Exploring the Limits of Transfer Learning with a Unified Text-to-Text Transformer(2020)
August 5, 2023The authors of Exploring the Limits of Transfer Learning with a Unified Text-to-Text Transformer performed experiments with Text-to-Text Transfer Transformer(T5), a unified framework for NLP.
The basic idea underlying T5 is to treat various NLP problems as taking text as input and producing new text as output.
Their goal is to explore general language learning abilities instead of providing new methods.
They are interested in exploring the limits of transfer learning for NLP by scaling up models and data sets beyond what has previously been considered.
To perform experiments at scale, they created Colossal Clean Crawled Corpus (C4), a dataset consisting of hundreds of gigabytes of clean English text scraped from the web.
They leveraged Common Crawl to create C4.
They used heuristic for cleaning up Common Crawl web-extracted text, and used langdetect
to filter out any pages that are not classified as English documents.
To train a single model on the diverse set of downstream tasks, including machine translation, question answering, abstractive summarization, and text classification, they cast the tasks into a “text-to-text” format where they add a task-specific (text) prefix to the original input sequence before feeding it to the model. For example, to ask the model to translate a sentence from English to German, the input sequence becomes “translate English to German: That is good.” and the model would be trained to output “Das ist guit.”
They compared three pre-training objectives. The first technique is prefix language modeling, which splits text into two components, one to use as inputs to the model and the other use as a target sequence to be predicted. The second technique is “masked language modeling”(MLM) used in BERT. MLM takes a span of text and corrupts 15% of the tokens. In the encoder-decoder case, they use the entire uncorrupted sequence as the target, while their baseline objective uses only the corrupted tokens as targets. The third technique is the deshuffling objective, which takes a sequence of tokens, shuffles it, and reconstruct the original sequence. MLM performed best.
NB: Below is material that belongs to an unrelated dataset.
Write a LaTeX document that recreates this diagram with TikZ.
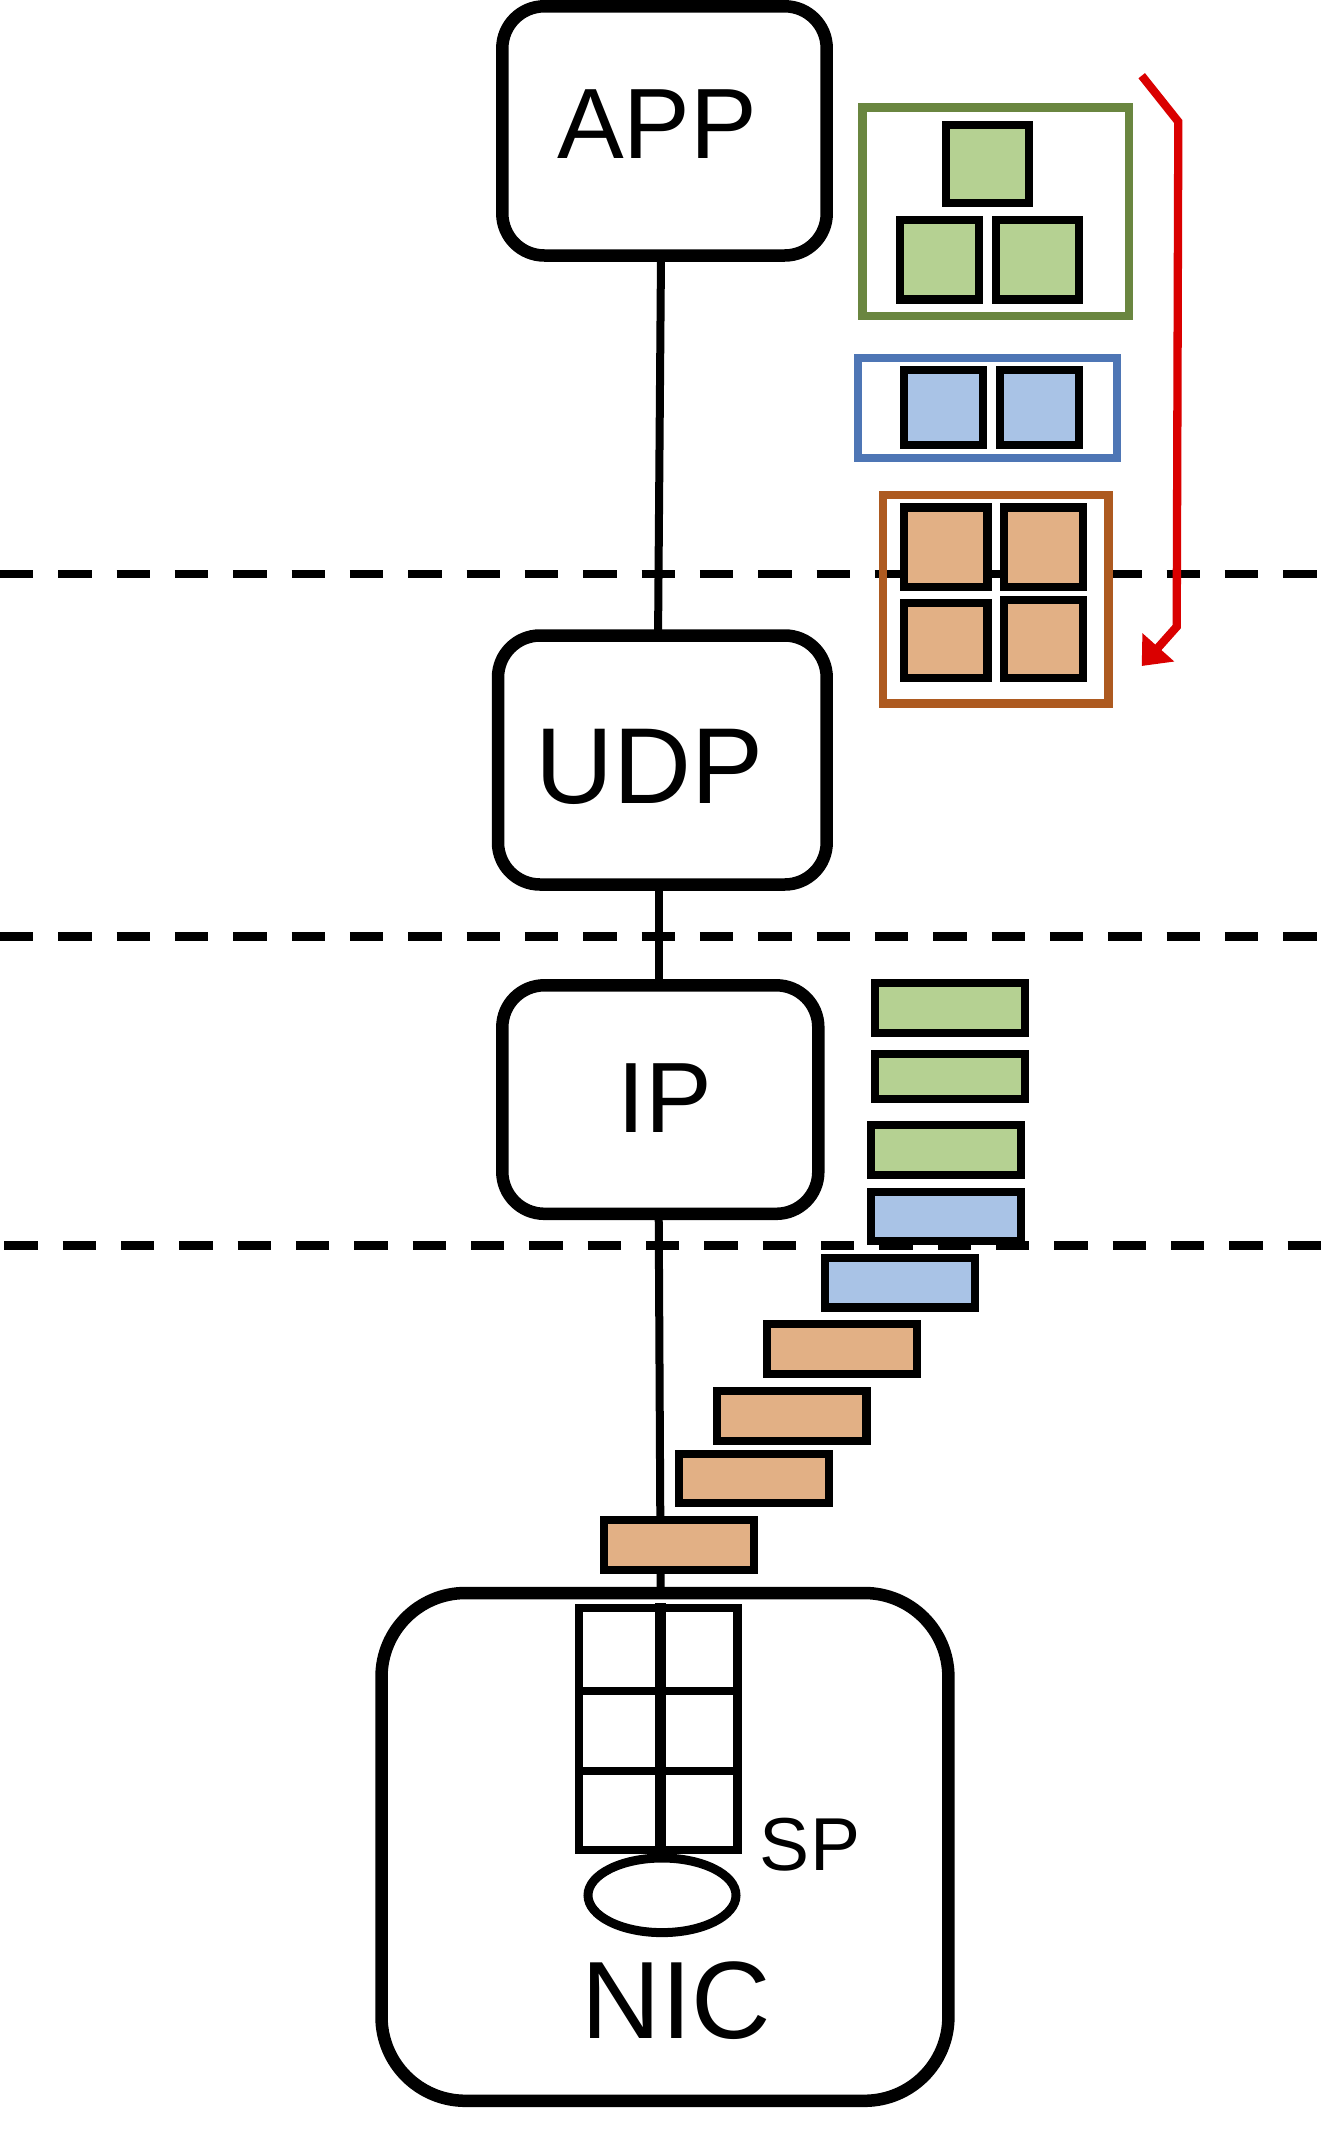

The models that they study through the experiments are roughly equivalent to the original Transformer except for removing the Layer Norm bias, placing the layer normalization outside the residual path, using the position embedding scheme. While The original Transformer used fixed embeddings for each position, they used relative position embeddings for the experiments.
Training a larger model and using an ensemble of models yielded better results than a single model and a small model. A larger model often outperformed a smaller model on more data for less steps. Ensembling models that were fine-tuned from the same base pre-trained model performed worse than separately pre-training and fine-tuning all models.